News

ASCO GI: Blood-based test could help identify hard-to-detect gastrointestinal cancers

22 Jan 2020
ASCO GI: Blood-based test could help identify hard-to-detect gastrointestinal cancers

A blood-based screening test using cell-free DNA to identify methylation signals of hard-to-detect gastrointestinal (GI) cancers that could potentially help detect cancer at earlier stages will be presented 2020 Gastrointestinal Cancers Symposium, taking place January 23-25 in San Francisco, California.

“The potential of this test is to diagnose cancer earlier, when it’s more treatable. The ability to do that across cancer types could be quite valuable.

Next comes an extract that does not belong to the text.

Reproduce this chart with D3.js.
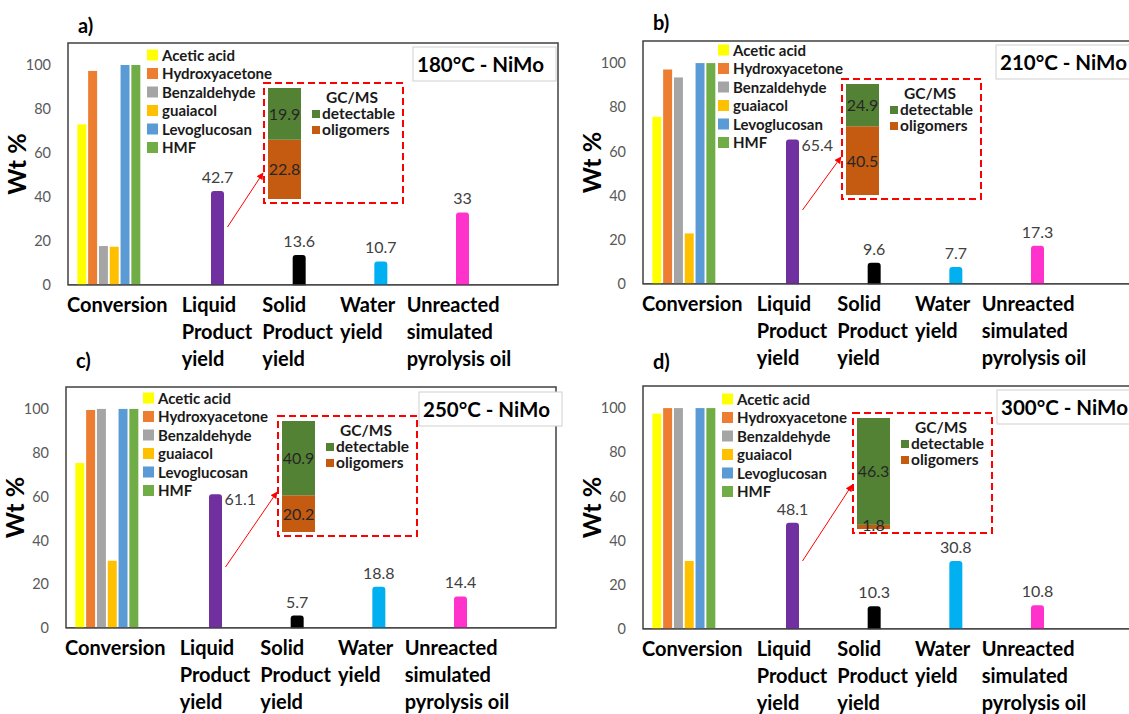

Many of the cancer types that this test detects don’t currently have screening tests that allow earlier cancer detection before the cancers cause symptoms,” said lead investigator Brian M. Wolpin, MD, MPH, who is Director of the Gastrointestinal Cancer Center and Director of the Hale Family Center for Pancreatic Cancer Research at Dana-Farber Cancer Institute in Boston.

In general, GI cancers are difficult to identify early.

The GI organs are deep inside the body, so small tumours can’t easily be seen or felt during routine physical exams.

No screening tests are available for cancers like gallbladder, bile duct, and pancreatic cancer.

Screening exams do exist for other types of GI cancers, such as colorectal and stomach cancer, but many of these tests are invasive.

When GI cancers are diagnosed, they are often at advanced stages that are more difficult to treat.

An accurate test based on a simple blood sample could lead to earlier diagnosis for GI cancers.

About the study

The test to be presented at the ASCO Gastrointestinal Cancers Symposium uses cell-free DNA — degraded DNA fragments circulating through the bloodstream, which can come from a number of sources, including tumour cells that have died and released DNA fragments.

This test is based on DNA methylation — a chemical process that can change how a gene’s function is carried out by the body without changing the order of the DNA bases.

Methylation plays a role in many processes in the body, including the development of cancer.

The researchers use a technique called bisulfite sequencing, which allows them to identify a pattern of methylation, or signature, in the cell-free DNA.

For this presented abstract, the researchers will provide data from patients with GI cancer and individuals without known cancer (non-cancer controls).

Key findings

In the Circulating Cell-free Genome Atlas (CCGA) study, the researchers included patients with more than 20 tumour types at all disease stages and non-cancer controls.

In the second substudy of CCGA, plasma DNA underwent targeted methylation analysis to develop an algorithm that could identify the whether the patient had cancer and the tissue of origin of the cancer — the presence or absence of cancer and its location in the body, including cancers of the oesophagus/stomach (n=67), pancreas/gallbladder/extrahepatic bile duct (n=95), liver/intrahepatic bile duct (n=29), and colon/rectum (n=121).

Data included training and validation sets.

The technology had an overall sensitivity of 82% for cancer detection for the training set and 81% for the validation set, with a specificity of more than 99%.

Overall accuracy for defining the GI tissue of origin among the samples for which tissue of origin was assigned was 91% and 89% for the training and validation sets.

“The data show that evaluating methylation of cell-free DNA within a blood sample, may detect a variety of gastrointestinal cancers with good sensitivity and with a low rate of false positives. If further validated with additional testing, this approach has the potential to allow us to diagnose gastrointestinal cancers earlier, when they’re more treatable,” said Wolpin.

Next steps

The test’s developers are also conducting two large population-based studies to further validate the screening potential of the test.

The STRIVE study has enrolled nearly 100,000 women undergoing screening mammograms, and the SUMMIT study is enrolling 50,000 men and women without a known cancer diagnosis.